US macro update: Housing market sees a sharp reversal of fortune
The US housing market went through a mini-boom in 2020-21 on account of demand for additional space during the period of Covid restrictions coupled with easy money from the Federal Reserve. This was in spite of sharply-rising costs and acute bottlenecks in workers and materials availability.
This period has now ended: housing activity is falling as the Fed gets aggressive with rate hikes to combat high inflation, while the latest surge in prices has led to buyer caution.
Recent housing-related surveys, in particular homebuilders’ surveys, suggest more weakness is likely in the coming months.
US housing is not as financialised and globally interlinked as it was during the subprime crisis of 2008 and the global financial risks are perhaps not as dire as then.

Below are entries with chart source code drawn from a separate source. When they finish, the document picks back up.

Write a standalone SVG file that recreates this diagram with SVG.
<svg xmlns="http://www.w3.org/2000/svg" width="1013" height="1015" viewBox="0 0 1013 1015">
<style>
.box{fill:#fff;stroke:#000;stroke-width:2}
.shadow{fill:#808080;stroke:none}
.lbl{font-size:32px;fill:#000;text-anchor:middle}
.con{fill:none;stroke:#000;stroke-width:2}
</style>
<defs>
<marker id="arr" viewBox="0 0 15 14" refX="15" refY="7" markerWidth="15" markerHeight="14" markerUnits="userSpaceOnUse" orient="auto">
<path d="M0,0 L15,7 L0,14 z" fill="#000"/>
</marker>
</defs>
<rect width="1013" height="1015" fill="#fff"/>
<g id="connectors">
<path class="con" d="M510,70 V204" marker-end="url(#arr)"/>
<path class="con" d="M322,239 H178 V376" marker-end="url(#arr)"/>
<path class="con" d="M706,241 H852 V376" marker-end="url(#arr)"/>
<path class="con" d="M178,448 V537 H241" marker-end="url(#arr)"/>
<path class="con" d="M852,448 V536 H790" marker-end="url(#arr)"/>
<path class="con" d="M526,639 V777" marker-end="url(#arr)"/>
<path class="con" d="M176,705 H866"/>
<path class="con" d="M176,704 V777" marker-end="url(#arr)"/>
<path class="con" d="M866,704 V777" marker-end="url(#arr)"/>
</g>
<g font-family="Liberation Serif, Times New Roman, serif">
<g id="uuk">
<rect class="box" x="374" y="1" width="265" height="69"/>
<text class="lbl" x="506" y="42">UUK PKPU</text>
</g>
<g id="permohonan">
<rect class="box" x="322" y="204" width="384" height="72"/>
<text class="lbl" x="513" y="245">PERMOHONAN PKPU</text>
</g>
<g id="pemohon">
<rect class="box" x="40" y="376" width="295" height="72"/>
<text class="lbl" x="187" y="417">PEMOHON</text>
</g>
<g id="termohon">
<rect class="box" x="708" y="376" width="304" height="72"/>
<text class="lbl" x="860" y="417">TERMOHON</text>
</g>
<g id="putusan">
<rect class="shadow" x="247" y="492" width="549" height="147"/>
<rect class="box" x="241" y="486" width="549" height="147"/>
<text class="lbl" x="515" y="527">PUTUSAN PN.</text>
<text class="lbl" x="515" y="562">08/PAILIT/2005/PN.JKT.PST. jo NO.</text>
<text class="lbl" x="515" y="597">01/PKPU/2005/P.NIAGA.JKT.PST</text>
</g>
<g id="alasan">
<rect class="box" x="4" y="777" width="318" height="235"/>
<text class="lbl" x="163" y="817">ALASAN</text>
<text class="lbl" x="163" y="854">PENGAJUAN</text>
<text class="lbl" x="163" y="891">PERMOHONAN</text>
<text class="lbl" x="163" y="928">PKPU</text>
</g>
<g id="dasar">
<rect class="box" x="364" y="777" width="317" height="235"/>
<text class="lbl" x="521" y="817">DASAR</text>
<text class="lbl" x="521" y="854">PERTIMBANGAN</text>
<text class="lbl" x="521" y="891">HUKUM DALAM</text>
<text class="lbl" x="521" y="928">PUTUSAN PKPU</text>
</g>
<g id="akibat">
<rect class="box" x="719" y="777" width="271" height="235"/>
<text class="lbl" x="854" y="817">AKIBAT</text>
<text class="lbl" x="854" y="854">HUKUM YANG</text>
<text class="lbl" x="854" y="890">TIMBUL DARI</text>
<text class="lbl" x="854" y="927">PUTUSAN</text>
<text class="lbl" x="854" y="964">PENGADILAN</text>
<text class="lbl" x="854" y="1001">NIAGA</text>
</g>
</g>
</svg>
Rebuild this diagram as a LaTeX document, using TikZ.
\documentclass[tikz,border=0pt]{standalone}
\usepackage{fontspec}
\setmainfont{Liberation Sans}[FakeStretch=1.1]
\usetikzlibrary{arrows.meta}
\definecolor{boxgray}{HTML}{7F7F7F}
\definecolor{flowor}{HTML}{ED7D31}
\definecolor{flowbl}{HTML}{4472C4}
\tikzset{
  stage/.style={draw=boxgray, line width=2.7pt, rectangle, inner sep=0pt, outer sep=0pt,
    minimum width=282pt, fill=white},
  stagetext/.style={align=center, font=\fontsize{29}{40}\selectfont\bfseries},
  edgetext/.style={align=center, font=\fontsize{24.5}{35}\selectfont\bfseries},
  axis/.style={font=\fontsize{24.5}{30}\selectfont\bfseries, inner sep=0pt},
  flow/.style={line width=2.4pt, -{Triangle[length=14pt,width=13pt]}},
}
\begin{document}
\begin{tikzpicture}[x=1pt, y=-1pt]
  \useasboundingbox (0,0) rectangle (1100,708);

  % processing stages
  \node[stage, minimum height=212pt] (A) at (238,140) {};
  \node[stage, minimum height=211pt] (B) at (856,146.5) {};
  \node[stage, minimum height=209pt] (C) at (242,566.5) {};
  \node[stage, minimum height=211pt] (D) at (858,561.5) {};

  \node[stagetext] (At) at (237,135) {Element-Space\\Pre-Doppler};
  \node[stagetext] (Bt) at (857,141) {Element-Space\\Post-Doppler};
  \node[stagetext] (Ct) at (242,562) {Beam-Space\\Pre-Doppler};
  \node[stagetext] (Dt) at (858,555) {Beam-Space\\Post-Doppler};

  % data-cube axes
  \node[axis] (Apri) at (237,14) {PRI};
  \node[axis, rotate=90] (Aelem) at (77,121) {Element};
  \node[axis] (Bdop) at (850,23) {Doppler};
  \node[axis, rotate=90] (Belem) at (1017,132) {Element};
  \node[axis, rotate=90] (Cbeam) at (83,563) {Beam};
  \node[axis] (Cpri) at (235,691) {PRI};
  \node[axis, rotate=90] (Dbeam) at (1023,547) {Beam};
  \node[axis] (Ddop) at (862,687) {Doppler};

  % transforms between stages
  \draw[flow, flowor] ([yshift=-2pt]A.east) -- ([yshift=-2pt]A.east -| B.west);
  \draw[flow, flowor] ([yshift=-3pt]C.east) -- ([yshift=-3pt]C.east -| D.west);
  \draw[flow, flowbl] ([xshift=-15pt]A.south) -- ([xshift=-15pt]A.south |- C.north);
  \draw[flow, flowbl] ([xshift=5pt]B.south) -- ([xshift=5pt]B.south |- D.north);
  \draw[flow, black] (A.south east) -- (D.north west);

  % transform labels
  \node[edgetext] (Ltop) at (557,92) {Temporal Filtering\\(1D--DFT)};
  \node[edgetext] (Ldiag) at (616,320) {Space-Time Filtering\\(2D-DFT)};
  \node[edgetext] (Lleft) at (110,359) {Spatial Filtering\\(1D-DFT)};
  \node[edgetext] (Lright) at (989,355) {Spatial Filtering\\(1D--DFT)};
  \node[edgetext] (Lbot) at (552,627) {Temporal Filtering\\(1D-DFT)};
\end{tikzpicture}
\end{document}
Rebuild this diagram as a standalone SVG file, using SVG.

A shortage of housing stock provides a cushion for prices to some degree, but this could disappear rapidly should housing slow more profoundly.A slowdown in the US housing sector, which represents 5% of GDP (but more when counting for spillovers) is one of the forces along with an inventory reversal and plunging capex (business investment) that may tip the US economy into mild recession, in our view.
A mild recession (official, as per the National Bureau of Economic Research) from Q1 2023 is still our main scenario with our 2023 GDP forecast at -0.4%. Risk is that recession could come earlier than Q1 2023, and could be deeper especially if private consumption is affected, for instance by tighter access to consumer credit.